[Begin]

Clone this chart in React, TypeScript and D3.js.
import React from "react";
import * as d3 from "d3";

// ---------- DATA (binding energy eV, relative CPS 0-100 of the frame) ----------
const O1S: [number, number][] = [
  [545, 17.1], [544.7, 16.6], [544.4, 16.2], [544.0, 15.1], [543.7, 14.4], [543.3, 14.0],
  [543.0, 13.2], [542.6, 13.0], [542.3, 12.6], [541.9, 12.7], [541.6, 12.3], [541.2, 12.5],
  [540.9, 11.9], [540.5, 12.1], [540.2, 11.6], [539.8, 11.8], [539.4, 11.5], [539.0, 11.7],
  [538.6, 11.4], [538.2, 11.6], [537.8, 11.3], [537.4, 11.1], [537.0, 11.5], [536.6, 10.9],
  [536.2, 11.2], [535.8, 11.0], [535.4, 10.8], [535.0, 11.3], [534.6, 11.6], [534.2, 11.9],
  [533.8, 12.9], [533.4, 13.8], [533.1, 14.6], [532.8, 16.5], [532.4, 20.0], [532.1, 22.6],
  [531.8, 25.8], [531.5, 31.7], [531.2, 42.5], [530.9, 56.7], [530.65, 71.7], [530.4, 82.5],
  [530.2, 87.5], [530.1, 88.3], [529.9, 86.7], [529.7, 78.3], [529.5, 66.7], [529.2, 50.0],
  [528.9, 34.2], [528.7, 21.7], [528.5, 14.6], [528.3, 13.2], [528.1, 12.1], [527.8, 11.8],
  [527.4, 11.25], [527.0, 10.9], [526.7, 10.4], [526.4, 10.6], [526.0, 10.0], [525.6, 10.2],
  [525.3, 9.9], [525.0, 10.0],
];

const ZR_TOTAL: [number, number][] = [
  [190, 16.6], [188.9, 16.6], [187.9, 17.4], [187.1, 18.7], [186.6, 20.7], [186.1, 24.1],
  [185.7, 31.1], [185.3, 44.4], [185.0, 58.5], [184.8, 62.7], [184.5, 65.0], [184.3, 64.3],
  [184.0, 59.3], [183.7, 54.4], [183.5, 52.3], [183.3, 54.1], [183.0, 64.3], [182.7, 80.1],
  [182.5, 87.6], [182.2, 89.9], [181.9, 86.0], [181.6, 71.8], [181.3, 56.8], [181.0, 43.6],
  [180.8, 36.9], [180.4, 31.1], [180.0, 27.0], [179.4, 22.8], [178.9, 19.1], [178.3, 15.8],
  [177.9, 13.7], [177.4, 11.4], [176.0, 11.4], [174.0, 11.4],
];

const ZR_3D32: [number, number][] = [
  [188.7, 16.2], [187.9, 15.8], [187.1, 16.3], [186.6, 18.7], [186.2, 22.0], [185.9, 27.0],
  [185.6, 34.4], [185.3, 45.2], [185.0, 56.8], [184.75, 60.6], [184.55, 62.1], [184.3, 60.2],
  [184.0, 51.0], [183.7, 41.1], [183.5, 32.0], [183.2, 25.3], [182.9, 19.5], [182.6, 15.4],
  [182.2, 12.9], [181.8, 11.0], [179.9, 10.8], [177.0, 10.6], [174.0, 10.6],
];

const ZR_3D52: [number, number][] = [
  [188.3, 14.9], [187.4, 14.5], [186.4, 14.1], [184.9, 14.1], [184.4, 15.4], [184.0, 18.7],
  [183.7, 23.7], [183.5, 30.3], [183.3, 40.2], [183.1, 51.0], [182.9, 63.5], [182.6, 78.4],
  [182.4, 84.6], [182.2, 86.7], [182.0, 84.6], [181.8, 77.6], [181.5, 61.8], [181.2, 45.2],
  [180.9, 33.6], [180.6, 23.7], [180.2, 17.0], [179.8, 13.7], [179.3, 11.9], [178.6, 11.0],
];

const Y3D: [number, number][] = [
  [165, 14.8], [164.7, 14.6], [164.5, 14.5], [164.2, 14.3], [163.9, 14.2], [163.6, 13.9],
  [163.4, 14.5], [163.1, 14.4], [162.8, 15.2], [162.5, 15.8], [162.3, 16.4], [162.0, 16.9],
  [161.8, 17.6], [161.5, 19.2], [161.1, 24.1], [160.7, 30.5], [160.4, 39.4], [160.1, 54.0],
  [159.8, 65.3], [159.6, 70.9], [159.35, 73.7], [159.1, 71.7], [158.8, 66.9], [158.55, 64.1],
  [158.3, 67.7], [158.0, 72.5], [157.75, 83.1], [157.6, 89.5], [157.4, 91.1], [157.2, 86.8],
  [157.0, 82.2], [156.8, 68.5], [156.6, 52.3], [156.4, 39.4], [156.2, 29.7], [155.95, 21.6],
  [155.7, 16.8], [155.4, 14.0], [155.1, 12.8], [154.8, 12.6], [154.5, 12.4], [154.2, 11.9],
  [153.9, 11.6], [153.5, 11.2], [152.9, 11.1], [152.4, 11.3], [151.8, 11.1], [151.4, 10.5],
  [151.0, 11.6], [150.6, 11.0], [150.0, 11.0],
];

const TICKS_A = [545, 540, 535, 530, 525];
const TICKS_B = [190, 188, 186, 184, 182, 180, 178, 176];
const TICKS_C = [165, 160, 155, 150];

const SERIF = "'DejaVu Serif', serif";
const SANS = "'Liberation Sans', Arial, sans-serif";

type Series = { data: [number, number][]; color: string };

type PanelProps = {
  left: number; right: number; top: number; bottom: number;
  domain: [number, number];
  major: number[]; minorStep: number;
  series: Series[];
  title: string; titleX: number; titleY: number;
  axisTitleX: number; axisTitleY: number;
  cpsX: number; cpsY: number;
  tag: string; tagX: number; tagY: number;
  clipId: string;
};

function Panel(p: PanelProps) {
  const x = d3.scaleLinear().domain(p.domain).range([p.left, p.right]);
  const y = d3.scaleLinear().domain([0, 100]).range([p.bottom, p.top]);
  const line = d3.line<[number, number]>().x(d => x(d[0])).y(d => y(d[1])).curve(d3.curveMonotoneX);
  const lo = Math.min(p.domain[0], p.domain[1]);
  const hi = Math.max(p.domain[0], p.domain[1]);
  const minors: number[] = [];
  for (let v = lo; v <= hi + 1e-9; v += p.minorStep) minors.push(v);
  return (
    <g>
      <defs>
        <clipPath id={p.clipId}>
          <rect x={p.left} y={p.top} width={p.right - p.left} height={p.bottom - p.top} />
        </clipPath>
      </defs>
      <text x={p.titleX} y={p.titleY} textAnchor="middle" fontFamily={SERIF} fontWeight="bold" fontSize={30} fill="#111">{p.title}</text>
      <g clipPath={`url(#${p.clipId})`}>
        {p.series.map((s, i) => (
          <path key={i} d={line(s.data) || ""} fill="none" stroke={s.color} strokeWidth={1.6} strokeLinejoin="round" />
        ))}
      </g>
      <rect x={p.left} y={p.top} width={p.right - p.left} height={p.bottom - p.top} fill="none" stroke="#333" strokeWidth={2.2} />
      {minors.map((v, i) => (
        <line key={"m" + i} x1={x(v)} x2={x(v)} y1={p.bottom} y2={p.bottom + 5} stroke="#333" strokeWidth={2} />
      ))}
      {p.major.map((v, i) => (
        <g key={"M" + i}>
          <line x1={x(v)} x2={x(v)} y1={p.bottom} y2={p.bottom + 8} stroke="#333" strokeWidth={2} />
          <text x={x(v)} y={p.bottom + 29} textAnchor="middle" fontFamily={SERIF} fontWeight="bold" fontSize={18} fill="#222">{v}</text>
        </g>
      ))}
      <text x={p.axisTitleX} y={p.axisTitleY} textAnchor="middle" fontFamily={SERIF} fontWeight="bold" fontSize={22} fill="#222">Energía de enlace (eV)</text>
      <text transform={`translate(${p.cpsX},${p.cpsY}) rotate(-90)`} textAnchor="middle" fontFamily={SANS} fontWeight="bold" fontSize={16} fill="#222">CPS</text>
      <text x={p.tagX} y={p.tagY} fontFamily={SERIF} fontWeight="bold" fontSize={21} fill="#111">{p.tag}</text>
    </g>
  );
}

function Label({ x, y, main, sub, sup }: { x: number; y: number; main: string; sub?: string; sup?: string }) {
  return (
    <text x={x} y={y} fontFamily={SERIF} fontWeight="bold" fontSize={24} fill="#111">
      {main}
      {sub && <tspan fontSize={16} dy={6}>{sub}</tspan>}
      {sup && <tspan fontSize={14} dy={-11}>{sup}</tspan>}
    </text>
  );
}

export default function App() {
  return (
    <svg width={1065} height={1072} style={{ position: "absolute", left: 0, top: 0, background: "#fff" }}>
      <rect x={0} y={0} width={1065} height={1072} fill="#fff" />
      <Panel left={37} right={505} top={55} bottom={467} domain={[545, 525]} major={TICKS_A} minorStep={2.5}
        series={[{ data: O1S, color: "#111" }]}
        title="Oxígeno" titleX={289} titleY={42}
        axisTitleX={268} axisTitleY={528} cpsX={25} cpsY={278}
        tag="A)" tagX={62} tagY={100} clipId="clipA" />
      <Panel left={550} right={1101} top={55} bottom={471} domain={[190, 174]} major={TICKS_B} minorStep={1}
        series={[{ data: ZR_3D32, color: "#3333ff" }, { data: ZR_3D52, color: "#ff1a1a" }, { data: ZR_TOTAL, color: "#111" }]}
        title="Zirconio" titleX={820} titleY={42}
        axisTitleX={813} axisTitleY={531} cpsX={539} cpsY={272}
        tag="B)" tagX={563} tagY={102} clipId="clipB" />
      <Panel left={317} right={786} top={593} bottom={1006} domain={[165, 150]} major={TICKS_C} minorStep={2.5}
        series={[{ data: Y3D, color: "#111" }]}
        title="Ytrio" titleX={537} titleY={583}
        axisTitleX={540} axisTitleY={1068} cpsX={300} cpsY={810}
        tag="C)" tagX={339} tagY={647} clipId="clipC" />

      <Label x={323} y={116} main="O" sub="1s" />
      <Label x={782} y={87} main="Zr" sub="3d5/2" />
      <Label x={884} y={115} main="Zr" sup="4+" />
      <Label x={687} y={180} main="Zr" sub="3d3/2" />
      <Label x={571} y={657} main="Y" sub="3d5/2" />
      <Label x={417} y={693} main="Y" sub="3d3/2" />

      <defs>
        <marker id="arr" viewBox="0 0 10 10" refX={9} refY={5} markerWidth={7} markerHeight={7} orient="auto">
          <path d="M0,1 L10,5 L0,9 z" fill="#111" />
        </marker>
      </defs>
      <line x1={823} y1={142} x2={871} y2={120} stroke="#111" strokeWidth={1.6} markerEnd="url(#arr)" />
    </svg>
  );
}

[End]

### [GOAL]
Write out exactly the lines from the start of the material through the line with "import * as". No other output is expected.

### [REPLY]
Clone this chart in React, TypeScript and D3.js.
import React from "react";
import * as d3 from "d3";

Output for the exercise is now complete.